In our discussion with Ewing, he tells us about his roots in music, where the business idea for Steve's Hot Dogs came from and how his modest food cart has grown into a vital part of the St. Louis community.

You’re the lead singer for The Urge. What made you interested in music? In my house, music was pretty much everything. We had stacks of records. My mom and I would sing on Sundays. When I was in fourth grade, I went to go see The Gap Band and Zapp and Grandmaster Flash and the Furious Five, and I knew then that I wanted to be in a band.

How did you come to be part of The Urge? In my junior year of high school, there were these cats that had a band called The Urge, and it was four dudes from my high school. They would practice in a bedroom at our old drummer’s house, which was on the way home from school so I would hear them practicing. I went and did an audition [for lead singer] and then I was in the band immediately. We started playing shows, and got a record deal seven or eight years later.

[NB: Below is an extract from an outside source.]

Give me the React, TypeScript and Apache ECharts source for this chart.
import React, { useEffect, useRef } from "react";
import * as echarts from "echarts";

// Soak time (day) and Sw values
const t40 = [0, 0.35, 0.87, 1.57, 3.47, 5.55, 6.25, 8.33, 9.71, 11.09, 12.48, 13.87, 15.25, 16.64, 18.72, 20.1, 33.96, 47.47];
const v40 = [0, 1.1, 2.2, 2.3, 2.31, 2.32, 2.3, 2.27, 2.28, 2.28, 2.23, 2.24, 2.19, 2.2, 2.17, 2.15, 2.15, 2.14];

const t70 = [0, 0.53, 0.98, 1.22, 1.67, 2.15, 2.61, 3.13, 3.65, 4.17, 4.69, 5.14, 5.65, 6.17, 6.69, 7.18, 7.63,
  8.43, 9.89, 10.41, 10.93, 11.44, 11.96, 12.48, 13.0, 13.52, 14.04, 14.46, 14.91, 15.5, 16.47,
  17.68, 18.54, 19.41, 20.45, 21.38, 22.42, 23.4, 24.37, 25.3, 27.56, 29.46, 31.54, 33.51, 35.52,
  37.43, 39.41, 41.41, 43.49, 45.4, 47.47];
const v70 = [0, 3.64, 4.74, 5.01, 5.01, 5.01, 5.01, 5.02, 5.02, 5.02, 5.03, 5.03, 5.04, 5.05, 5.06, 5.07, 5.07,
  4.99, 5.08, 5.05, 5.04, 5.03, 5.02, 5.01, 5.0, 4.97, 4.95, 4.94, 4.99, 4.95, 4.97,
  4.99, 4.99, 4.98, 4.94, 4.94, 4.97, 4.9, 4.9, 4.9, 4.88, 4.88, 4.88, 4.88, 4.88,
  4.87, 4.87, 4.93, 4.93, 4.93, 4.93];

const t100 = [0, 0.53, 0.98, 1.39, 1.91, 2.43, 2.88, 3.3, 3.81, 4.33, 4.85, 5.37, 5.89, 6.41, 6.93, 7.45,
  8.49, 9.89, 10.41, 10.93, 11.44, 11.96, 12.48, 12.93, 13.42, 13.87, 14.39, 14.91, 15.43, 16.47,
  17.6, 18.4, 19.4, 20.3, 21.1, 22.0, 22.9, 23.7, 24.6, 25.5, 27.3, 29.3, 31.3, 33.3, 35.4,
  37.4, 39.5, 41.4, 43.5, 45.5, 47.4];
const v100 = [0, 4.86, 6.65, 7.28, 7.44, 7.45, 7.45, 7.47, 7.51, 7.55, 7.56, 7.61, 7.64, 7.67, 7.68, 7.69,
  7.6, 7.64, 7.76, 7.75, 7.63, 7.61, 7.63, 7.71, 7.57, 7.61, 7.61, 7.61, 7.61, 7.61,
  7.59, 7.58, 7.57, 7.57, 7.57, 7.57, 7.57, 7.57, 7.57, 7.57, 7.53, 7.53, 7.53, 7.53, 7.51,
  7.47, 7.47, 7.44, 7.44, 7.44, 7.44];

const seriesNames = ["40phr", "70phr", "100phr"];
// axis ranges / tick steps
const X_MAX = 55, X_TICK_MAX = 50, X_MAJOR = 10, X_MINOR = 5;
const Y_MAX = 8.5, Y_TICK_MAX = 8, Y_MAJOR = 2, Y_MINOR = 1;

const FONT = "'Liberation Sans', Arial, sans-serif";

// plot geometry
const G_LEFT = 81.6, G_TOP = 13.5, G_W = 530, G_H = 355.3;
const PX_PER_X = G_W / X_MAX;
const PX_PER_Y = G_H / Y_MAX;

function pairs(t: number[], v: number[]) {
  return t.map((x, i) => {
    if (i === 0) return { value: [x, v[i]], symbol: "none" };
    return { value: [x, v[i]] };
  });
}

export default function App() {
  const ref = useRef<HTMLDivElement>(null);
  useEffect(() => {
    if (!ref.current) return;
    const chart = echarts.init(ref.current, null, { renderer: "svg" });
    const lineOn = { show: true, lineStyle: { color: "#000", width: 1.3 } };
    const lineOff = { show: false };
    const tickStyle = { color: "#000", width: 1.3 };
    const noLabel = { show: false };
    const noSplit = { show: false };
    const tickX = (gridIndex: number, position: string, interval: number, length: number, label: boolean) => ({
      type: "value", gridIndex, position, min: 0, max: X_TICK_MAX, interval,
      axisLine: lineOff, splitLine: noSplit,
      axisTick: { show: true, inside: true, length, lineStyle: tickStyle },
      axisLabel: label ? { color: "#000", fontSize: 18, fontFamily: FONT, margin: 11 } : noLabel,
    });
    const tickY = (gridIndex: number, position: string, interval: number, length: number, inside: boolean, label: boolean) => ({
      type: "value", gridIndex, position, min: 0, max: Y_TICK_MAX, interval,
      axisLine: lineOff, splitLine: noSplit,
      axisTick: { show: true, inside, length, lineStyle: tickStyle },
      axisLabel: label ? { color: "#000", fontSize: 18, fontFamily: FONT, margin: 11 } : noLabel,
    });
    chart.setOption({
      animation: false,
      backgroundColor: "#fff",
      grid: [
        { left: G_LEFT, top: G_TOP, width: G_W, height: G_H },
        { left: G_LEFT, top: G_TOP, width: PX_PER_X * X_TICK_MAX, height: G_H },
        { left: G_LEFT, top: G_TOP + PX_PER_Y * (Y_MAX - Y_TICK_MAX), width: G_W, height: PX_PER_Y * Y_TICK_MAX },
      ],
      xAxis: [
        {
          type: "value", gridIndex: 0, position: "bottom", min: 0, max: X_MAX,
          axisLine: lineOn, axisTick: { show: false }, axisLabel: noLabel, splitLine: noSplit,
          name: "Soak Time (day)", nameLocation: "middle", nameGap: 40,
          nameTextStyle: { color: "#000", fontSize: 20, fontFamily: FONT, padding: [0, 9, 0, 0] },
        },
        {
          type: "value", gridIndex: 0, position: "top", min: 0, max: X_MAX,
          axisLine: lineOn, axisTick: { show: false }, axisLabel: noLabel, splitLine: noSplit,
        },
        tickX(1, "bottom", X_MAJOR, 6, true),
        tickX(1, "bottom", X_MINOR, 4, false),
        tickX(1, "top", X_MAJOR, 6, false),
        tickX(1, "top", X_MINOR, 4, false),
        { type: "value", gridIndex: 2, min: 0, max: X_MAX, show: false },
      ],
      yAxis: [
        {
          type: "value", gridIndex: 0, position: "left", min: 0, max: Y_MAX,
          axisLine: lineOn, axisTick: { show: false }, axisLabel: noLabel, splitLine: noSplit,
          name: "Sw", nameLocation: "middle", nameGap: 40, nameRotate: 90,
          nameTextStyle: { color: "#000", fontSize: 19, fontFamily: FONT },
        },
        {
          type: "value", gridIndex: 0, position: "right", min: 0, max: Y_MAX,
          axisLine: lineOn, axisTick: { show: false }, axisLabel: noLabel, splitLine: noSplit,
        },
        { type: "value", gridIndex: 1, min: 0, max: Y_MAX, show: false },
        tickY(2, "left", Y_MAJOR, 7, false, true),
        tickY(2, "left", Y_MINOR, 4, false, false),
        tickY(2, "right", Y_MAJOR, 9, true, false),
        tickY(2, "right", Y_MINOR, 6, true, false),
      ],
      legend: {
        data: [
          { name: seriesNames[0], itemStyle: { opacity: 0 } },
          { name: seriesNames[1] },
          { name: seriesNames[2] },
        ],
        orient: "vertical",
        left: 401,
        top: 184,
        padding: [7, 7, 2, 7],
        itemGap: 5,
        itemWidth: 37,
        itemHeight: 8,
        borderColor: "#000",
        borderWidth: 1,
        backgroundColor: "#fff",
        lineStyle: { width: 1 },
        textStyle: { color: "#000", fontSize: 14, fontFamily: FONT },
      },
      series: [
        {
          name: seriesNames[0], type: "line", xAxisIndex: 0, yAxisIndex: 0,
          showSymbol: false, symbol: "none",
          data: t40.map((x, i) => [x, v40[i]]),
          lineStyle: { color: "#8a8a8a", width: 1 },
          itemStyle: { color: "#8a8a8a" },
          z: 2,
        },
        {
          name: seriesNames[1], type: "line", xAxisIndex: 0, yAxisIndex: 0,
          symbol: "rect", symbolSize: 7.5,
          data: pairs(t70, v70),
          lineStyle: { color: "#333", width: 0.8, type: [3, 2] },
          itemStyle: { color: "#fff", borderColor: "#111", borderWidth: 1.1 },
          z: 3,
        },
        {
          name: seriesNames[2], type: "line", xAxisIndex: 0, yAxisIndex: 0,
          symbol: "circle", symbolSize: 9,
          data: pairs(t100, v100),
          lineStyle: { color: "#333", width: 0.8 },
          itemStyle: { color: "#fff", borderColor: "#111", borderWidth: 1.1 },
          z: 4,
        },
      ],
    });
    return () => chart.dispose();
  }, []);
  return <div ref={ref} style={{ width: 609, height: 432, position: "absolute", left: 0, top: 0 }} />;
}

The original Steve’s Hot Dogs was a street food cart, an idea that grew out of your involvement in the music scene. Can you talk about that? I can remember the very moment I had the idea. We’d played a bar in St. Charles on Main Street, and I remember we had a really full house. We get done playing, and it's time for everybody to leave, and there is no food anywhere. I mean I was hungry. Everybody's hungry. But there's nobody selling food out here on the street. I didn't see any reason why we wouldn't be successful selling food late night. So, I went ahead and bought the hot dog cart.